* **DIRECTION**:
Give the data below again exactly as it stands. Omit the pictures.

* **GIVEN DATA**:

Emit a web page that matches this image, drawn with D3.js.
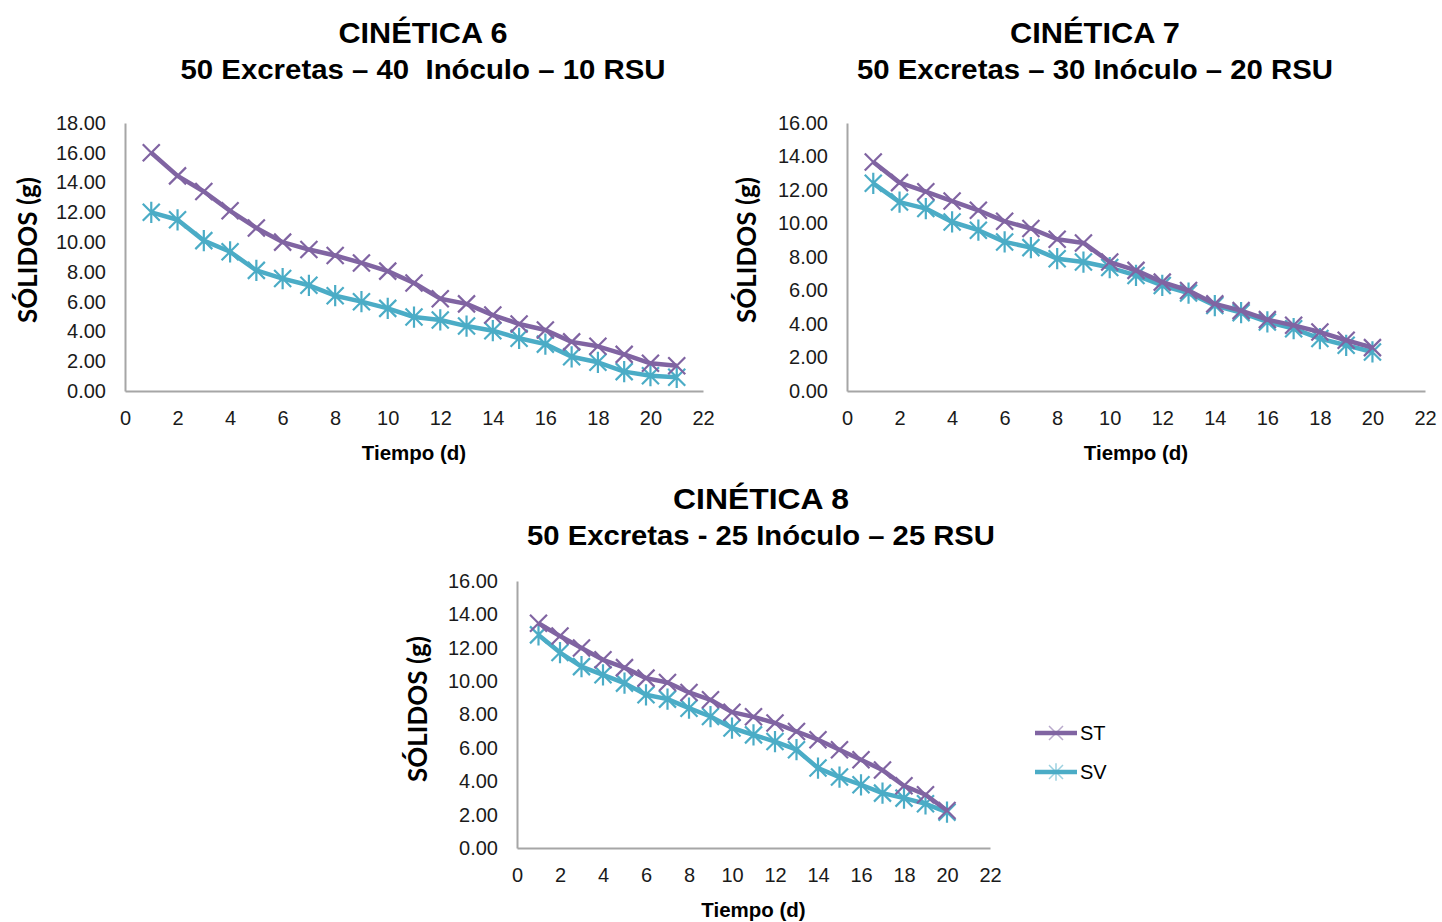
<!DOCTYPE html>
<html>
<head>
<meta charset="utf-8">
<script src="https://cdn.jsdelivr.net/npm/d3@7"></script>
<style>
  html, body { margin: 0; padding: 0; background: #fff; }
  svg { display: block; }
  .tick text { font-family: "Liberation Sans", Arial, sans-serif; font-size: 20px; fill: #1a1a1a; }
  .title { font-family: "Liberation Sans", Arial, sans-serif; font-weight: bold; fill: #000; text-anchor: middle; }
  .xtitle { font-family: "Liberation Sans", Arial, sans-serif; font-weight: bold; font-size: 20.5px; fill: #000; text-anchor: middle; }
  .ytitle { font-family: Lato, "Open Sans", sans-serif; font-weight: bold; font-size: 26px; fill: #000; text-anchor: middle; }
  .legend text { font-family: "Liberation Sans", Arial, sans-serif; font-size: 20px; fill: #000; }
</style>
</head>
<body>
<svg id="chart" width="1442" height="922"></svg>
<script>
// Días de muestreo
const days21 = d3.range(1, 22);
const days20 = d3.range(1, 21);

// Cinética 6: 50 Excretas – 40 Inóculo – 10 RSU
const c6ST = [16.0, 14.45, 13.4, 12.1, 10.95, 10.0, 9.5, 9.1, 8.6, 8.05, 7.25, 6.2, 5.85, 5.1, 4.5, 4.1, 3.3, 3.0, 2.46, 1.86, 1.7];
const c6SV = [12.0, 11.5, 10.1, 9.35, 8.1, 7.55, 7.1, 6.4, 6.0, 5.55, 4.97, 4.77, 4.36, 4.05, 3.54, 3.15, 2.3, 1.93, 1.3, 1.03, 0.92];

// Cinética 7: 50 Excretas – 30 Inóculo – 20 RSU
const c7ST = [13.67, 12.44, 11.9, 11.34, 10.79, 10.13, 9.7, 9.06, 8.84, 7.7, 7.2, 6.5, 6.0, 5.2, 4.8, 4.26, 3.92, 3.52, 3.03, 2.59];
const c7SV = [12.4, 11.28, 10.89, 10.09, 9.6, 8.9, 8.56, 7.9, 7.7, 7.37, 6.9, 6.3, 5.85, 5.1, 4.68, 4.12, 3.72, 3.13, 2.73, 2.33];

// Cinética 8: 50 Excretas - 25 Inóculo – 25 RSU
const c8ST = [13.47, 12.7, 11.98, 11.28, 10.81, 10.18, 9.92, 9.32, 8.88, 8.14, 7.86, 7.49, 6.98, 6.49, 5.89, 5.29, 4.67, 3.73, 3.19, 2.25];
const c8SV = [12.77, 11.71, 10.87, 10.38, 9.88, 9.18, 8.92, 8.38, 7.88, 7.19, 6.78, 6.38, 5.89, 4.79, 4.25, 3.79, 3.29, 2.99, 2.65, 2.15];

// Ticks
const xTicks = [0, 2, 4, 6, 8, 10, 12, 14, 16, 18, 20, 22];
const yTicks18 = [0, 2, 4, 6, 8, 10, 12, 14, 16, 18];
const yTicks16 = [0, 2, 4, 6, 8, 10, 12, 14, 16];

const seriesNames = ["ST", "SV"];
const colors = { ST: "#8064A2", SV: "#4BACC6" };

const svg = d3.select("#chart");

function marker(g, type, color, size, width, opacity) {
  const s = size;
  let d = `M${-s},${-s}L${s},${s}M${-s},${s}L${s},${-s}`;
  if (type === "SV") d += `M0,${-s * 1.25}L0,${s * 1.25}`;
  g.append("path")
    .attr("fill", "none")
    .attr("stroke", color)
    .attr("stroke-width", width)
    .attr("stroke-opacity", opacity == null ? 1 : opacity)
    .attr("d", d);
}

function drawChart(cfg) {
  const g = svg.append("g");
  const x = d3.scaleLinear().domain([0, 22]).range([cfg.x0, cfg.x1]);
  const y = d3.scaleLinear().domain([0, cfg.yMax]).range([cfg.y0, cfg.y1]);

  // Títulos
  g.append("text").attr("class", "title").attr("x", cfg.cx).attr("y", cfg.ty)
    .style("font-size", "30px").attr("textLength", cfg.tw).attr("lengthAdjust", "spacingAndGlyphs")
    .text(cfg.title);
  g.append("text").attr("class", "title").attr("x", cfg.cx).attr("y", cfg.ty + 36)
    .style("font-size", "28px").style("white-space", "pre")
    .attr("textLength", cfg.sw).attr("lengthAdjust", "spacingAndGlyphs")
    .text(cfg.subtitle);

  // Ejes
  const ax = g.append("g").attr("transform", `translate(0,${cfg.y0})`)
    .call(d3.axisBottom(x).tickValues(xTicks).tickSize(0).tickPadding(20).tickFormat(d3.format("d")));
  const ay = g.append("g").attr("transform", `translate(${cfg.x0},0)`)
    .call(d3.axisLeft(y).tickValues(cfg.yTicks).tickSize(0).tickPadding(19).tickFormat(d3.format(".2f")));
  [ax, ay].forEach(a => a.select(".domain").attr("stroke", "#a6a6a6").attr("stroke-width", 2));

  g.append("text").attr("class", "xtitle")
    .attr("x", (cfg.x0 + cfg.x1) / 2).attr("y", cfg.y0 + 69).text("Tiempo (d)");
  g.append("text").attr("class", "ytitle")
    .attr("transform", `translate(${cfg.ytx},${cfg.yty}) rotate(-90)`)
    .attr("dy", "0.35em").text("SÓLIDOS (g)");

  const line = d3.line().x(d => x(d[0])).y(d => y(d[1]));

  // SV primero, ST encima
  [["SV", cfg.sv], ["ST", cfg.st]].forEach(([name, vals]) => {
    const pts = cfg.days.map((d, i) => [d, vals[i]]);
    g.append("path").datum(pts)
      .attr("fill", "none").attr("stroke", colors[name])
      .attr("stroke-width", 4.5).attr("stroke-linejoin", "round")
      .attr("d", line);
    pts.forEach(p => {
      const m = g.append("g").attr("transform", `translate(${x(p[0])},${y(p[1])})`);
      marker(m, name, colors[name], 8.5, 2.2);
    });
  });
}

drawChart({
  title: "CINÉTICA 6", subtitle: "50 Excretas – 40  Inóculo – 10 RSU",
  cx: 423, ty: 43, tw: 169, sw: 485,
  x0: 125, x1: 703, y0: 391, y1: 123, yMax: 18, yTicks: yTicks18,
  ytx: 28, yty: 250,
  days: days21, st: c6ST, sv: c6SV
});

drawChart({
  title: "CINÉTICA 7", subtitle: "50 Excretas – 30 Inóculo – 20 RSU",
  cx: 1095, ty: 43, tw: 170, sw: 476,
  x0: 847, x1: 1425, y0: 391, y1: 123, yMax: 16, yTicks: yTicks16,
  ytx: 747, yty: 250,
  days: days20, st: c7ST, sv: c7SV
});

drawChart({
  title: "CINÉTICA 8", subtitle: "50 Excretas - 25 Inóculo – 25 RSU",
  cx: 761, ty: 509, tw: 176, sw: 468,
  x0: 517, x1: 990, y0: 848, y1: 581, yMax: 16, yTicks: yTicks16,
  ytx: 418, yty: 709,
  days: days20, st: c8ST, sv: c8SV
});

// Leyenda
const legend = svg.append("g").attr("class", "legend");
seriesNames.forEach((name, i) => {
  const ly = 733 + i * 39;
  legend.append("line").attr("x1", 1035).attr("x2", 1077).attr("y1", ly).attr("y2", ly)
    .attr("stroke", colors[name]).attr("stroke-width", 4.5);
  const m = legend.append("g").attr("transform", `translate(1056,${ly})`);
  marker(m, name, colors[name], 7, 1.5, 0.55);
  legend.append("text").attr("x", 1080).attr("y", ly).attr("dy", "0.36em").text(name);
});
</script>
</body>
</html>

* **SOLVED PROBLEM**:
Emit a web page that matches this image, drawn with D3.js.
<!DOCTYPE html>
<html>
<head>
<meta charset="utf-8">
<script src="https://cdn.jsdelivr.net/npm/d3@7"></script>
<style>
  html, body { margin: 0; padding: 0; background: #fff; }
  svg { display: block; }
  .tick text { font-family: "Liberation Sans", Arial, sans-serif; font-size: 20px; fill: #1a1a1a; }
  .title { font-family: "Liberation Sans", Arial, sans-serif; font-weight: bold; fill: #000; text-anchor: middle; }
  .xtitle { font-family: "Liberation Sans", Arial, sans-serif; font-weight: bold; font-size: 20.5px; fill: #000; text-anchor: middle; }
  .ytitle { font-family: Lato, "Open Sans", sans-serif; font-weight: bold; font-size: 26px; fill: #000; text-anchor: middle; }
  .legend text { font-family: "Liberation Sans", Arial, sans-serif; font-size: 20px; fill: #000; }
</style>
</head>
<body>
<svg id="chart" width="1442" height="922"></svg>
<script>
// Días de muestreo
const days21 = d3.range(1, 22);
const days20 = d3.range(1, 21);

// Cinética 6: 50 Excretas – 40 Inóculo – 10 RSU
const c6ST = [16.0, 14.45, 13.4, 12.1, 10.95, 10.0, 9.5, 9.1, 8.6, 8.05, 7.25, 6.2, 5.85, 5.1, 4.5, 4.1, 3.3, 3.0, 2.46, 1.86, 1.7];
const c6SV = [12.0, 11.5, 10.1, 9.35, 8.1, 7.55, 7.1, 6.4, 6.0, 5.55, 4.97, 4.77, 4.36, 4.05, 3.54, 3.15, 2.3, 1.93, 1.3, 1.03, 0.92];

// Cinética 7: 50 Excretas – 30 Inóculo – 20 RSU
const c7ST = [13.67, 12.44, 11.9, 11.34, 10.79, 10.13, 9.7, 9.06, 8.84, 7.7, 7.2, 6.5, 6.0, 5.2, 4.8, 4.26, 3.92, 3.52, 3.03, 2.59];
const c7SV = [12.4, 11.28, 10.89, 10.09, 9.6, 8.9, 8.56, 7.9, 7.7, 7.37, 6.9, 6.3, 5.85, 5.1, 4.68, 4.12, 3.72, 3.13, 2.73, 2.33];

// Cinética 8: 50 Excretas - 25 Inóculo – 25 RSU
const c8ST = [13.47, 12.7, 11.98, 11.28, 10.81, 10.18, 9.92, 9.32, 8.88, 8.14, 7.86, 7.49, 6.98, 6.49, 5.89, 5.29, 4.67, 3.73, 3.19, 2.25];
const c8SV = [12.77, 11.71, 10.87, 10.38, 9.88, 9.18, 8.92, 8.38, 7.88, 7.19, 6.78, 6.38, 5.89, 4.79, 4.25, 3.79, 3.29, 2.99, 2.65, 2.15];

// Ticks
const xTicks = [0, 2, 4, 6, 8, 10, 12, 14, 16, 18, 20, 22];
const yTicks18 = [0, 2, 4, 6, 8, 10, 12, 14, 16, 18];
const yTicks16 = [0, 2, 4, 6, 8, 10, 12, 14, 16];

const seriesNames = ["ST", "SV"];
const colors = { ST: "#8064A2", SV: "#4BACC6" };

const svg = d3.select("#chart");

function marker(g, type, color, size, width, opacity) {
  const s = size;
  let d = `M${-s},${-s}L${s},${s}M${-s},${s}L${s},${-s}`;
  if (type === "SV") d += `M0,${-s * 1.25}L0,${s * 1.25}`;
  g.append("path")
    .attr("fill", "none")
    .attr("stroke", color)
    .attr("stroke-width", width)
    .attr("stroke-opacity", opacity == null ? 1 : opacity)
    .attr("d", d);
}

function drawChart(cfg) {
  const g = svg.append("g");
  const x = d3.scaleLinear().domain([0, 22]).range([cfg.x0, cfg.x1]);
  const y = d3.scaleLinear().domain([0, cfg.yMax]).range([cfg.y0, cfg.y1]);

  // Títulos
  g.append("text").attr("class", "title").attr("x", cfg.cx).attr("y", cfg.ty)
    .style("font-size", "30px").attr("textLength", cfg.tw).attr("lengthAdjust", "spacingAndGlyphs")
    .text(cfg.title);
  g.append("text").attr("class", "title").attr("x", cfg.cx).attr("y", cfg.ty + 36)
    .style("font-size", "28px").style("white-space", "pre")
    .attr("textLength", cfg.sw).attr("lengthAdjust", "spacingAndGlyphs")
    .text(cfg.subtitle);

  // Ejes
  const ax = g.append("g").attr("transform", `translate(0,${cfg.y0})`)
    .call(d3.axisBottom(x).tickValues(xTicks).tickSize(0).tickPadding(20).tickFormat(d3.format("d")));
  const ay = g.append("g").attr("transform", `translate(${cfg.x0},0)`)
    .call(d3.axisLeft(y).tickValues(cfg.yTicks).tickSize(0).tickPadding(19).tickFormat(d3.format(".2f")));
  [ax, ay].forEach(a => a.select(".domain").attr("stroke", "#a6a6a6").attr("stroke-width", 2));

  g.append("text").attr("class", "xtitle")
    .attr("x", (cfg.x0 + cfg.x1) / 2).attr("y", cfg.y0 + 69).text("Tiempo (d)");
  g.append("text").attr("class", "ytitle")
    .attr("transform", `translate(${cfg.ytx},${cfg.yty}) rotate(-90)`)
    .attr("dy", "0.35em").text("SÓLIDOS (g)");

  const line = d3.line().x(d => x(d[0])).y(d => y(d[1]));

  // SV primero, ST encima
  [["SV", cfg.sv], ["ST", cfg.st]].forEach(([name, vals]) => {
    const pts = cfg.days.map((d, i) => [d, vals[i]]);
    g.append("path").datum(pts)
      .attr("fill", "none").attr("stroke", colors[name])
      .attr("stroke-width", 4.5).attr("stroke-linejoin", "round")
      .attr("d", line);
    pts.forEach(p => {
      const m = g.append("g").attr("transform", `translate(${x(p[0])},${y(p[1])})`);
      marker(m, name, colors[name], 8.5, 2.2);
    });
  });
}

drawChart({
  title: "CINÉTICA 6", subtitle: "50 Excretas – 40  Inóculo – 10 RSU",
  cx: 423, ty: 43, tw: 169, sw: 485,
  x0: 125, x1: 703, y0: 391, y1: 123, yMax: 18, yTicks: yTicks18,
  ytx: 28, yty: 250,
  days: days21, st: c6ST, sv: c6SV
});

drawChart({
  title: "CINÉTICA 7", subtitle: "50 Excretas – 30 Inóculo – 20 RSU",
  cx: 1095, ty: 43, tw: 170, sw: 476,
  x0: 847, x1: 1425, y0: 391, y1: 123, yMax: 16, yTicks: yTicks16,
  ytx: 747, yty: 250,
  days: days20, st: c7ST, sv: c7SV
});

drawChart({
  title: "CINÉTICA 8", subtitle: "50 Excretas - 25 Inóculo – 25 RSU",
  cx: 761, ty: 509, tw: 176, sw: 468,
  x0: 517, x1: 990, y0: 848, y1: 581, yMax: 16, yTicks: yTicks16,
  ytx: 418, yty: 709,
  days: days20, st: c8ST, sv: c8SV
});

// Leyenda
const legend = svg.append("g").attr("class", "legend");
seriesNames.forEach((name, i) => {
  const ly = 733 + i * 39;
  legend.append("line").attr("x1", 1035).attr("x2", 1077).attr("y1", ly).attr("y2", ly)
    .attr("stroke", colors[name]).attr("stroke-width", 4.5);
  const m = legend.append("g").attr("transform", `translate(1056,${ly})`);
  marker(m, name, colors[name], 7, 1.5, 0.55);
  legend.append("text").attr("x", 1080).attr("y", ly).attr("dy", "0.36em").text(name);
});
</script>
</body>
</html>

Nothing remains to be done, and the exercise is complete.